I currently have a String array that I need to search many times for an exact match. What would be the best data structure to use?

Example - String array with elements

cat
dog
squirrel
raccoon
aardvark

The java code receives searches for strings and iterates over the array:

  1. Query for 'dogg' - returns nothing
  2. Query for 'raccoon' - returns raccoon

My current code does the following:

for (String element : myList) {
      if (element.equals(searchTerm)) {
            return searchTerm;
      }
}

Is there a more efficient way to do this search? I thought about using a Map, but I couldn't think of a good value (the key would be the 'dog'/'cat'/etc....). Should I use the same value for the key and the value? Is there a better data structure to use?

like image 511
David Avatar asked Jul 05 '13 13:07

David


4 Answers

Use a HashSet here for best lookup performance. Please, note that Set won't allow for any duplicates though.

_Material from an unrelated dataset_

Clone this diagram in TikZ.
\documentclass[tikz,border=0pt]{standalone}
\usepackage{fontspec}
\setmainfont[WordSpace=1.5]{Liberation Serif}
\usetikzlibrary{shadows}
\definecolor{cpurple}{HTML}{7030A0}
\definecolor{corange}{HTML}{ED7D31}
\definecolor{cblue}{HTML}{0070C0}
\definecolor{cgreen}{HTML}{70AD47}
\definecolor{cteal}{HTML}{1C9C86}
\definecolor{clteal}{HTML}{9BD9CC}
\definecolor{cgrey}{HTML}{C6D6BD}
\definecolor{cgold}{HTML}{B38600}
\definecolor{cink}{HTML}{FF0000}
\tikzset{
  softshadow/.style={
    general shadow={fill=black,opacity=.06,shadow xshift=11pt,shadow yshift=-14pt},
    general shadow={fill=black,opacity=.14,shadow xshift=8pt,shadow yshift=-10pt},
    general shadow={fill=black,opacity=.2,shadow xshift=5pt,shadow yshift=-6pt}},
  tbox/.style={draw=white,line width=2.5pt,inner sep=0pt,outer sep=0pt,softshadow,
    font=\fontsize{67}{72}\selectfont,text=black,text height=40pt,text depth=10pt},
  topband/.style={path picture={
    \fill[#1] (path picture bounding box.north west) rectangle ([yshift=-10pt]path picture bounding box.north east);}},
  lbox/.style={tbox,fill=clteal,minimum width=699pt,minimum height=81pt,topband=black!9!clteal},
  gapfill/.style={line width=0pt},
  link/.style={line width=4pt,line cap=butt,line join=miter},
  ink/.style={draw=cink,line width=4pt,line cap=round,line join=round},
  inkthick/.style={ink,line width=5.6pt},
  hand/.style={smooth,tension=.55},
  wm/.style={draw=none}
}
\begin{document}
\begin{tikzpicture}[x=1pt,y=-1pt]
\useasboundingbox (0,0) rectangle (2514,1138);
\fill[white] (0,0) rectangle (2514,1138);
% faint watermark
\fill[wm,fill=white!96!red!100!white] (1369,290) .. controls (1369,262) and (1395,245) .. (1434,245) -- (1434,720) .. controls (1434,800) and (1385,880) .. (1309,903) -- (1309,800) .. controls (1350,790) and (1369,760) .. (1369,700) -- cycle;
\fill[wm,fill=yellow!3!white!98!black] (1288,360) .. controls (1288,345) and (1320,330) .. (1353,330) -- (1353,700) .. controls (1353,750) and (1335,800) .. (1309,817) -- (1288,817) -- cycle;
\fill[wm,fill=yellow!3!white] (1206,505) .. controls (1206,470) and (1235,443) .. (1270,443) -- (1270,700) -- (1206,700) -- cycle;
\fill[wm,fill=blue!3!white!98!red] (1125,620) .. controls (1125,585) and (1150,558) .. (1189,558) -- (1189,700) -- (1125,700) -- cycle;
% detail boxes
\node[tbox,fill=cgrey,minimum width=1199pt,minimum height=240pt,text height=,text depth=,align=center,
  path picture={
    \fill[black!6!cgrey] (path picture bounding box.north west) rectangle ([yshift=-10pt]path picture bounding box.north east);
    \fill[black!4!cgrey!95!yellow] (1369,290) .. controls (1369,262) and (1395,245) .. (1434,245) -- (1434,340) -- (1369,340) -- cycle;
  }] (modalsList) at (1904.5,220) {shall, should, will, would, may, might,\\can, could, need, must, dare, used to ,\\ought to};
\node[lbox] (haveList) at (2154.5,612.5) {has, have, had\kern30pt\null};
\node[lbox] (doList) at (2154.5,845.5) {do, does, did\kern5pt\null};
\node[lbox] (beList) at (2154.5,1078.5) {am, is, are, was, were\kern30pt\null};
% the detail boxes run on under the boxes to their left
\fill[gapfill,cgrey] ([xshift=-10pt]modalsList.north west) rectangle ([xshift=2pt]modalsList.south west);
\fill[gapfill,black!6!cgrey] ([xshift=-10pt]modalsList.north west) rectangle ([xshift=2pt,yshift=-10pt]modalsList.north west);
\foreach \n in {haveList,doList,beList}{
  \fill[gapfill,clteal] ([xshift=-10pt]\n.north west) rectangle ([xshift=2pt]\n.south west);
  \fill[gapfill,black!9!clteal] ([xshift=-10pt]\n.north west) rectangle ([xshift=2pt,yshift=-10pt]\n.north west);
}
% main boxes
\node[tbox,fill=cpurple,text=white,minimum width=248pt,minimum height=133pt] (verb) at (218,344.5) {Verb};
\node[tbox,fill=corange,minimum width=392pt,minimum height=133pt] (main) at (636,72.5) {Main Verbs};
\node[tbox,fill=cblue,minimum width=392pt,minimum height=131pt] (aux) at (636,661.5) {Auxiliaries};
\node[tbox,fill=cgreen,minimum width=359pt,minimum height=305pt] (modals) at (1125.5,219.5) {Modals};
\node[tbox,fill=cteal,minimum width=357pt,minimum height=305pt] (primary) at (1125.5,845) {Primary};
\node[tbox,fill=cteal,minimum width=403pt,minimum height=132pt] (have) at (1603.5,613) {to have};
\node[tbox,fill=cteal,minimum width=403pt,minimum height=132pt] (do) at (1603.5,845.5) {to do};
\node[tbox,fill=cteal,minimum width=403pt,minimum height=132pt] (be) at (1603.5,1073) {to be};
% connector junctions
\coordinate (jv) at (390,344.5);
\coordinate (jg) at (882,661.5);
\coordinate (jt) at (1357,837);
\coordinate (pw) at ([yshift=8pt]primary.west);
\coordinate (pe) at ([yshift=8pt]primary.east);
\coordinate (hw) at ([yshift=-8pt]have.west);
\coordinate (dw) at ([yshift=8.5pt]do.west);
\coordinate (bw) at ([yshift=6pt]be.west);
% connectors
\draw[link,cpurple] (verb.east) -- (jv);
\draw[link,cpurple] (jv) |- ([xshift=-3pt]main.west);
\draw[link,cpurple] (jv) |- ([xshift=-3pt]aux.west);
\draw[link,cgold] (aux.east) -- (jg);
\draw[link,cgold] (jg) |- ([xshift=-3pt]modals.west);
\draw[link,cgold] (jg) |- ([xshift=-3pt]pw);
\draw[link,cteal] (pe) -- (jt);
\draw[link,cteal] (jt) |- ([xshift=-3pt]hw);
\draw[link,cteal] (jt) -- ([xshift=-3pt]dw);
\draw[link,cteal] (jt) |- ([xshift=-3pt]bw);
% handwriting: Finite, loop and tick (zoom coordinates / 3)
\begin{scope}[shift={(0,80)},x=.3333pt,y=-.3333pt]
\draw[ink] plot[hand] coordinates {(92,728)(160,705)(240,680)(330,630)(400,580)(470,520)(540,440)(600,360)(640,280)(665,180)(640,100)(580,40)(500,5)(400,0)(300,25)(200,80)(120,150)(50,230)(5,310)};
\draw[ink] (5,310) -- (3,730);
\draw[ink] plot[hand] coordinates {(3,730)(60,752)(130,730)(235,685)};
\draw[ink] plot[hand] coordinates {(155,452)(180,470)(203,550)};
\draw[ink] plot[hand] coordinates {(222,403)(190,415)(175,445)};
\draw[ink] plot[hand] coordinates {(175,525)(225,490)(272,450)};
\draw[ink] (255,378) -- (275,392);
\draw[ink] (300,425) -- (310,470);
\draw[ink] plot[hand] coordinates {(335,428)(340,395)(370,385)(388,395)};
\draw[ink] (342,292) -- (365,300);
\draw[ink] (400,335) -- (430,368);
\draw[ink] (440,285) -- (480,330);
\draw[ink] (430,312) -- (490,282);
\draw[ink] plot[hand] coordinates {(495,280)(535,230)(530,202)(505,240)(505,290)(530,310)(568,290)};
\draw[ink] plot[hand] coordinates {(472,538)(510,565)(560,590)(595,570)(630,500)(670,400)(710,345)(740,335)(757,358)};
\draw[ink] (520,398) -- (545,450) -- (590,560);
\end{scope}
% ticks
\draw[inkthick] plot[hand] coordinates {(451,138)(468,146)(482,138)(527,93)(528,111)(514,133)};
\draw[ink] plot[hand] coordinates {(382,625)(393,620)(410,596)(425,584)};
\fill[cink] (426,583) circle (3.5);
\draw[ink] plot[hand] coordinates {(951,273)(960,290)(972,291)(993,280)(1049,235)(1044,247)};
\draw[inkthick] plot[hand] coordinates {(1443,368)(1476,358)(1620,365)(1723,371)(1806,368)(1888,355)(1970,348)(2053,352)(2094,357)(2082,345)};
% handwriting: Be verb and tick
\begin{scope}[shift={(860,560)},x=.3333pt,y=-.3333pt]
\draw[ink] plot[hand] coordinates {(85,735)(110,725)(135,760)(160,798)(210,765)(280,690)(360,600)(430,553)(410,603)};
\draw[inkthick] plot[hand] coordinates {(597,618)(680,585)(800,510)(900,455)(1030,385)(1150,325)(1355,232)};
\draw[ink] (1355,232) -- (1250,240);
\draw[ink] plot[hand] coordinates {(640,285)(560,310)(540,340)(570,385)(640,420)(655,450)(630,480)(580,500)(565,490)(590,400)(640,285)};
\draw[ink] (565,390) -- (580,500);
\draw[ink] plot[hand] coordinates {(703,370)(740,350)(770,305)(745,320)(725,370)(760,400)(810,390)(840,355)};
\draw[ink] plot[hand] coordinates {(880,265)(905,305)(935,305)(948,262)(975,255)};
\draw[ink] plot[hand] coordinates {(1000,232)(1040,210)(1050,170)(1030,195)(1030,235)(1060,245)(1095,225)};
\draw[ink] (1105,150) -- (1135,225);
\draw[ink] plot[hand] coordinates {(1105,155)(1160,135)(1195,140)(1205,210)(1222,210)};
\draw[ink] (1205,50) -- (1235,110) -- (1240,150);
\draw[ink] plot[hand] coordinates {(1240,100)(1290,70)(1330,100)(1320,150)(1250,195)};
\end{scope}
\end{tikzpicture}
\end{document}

Using a Map doesn't make much sense here since you're only interested in searching for the keys i.e. you don't have anything associated with it.

Sample Code :

Set<String> animals = new HashSet<String>(
                          Arrays.asList("cat", "dog", "squirrel", "raccoon"));
if (animals.contains("dog")) {
    System.out.println("Yep, dog's here!"); // prints
}
if (!animals.contains("aardvark")) {
    System.out.println("Ah, aardvark's missing!"); // prints
}

Note, that a List also has a contains() method but it iterates over all its elements to check if an item exists pretty much having the same poor performance you want to avoid when using the for loop.

like image 59
Ravi K Thapliyal Avatar answered Sep 28 '22 06:09

Ravi K Thapliyal


You can use a Trie data structure

Here is an implementation in guava trie . And a trie complexity to search is O(L) where L = stringToSearch.length();

like image 28
nachokk Avatar answered Sep 28 '22 06:09

nachokk


You can use a Set instead of a Map (or, in case of a Map, just use any value for the key):

if (mySet.contains(element)) {
    return element;
} else {
    return null;
}
like image 31
Joey Avatar answered Sep 28 '22 06:09

Joey


return myList.contains(searchTerm) ? searchTerm : null;
like image 26
Philipp Sander Avatar answered Sep 28 '22 06:09

Philipp Sander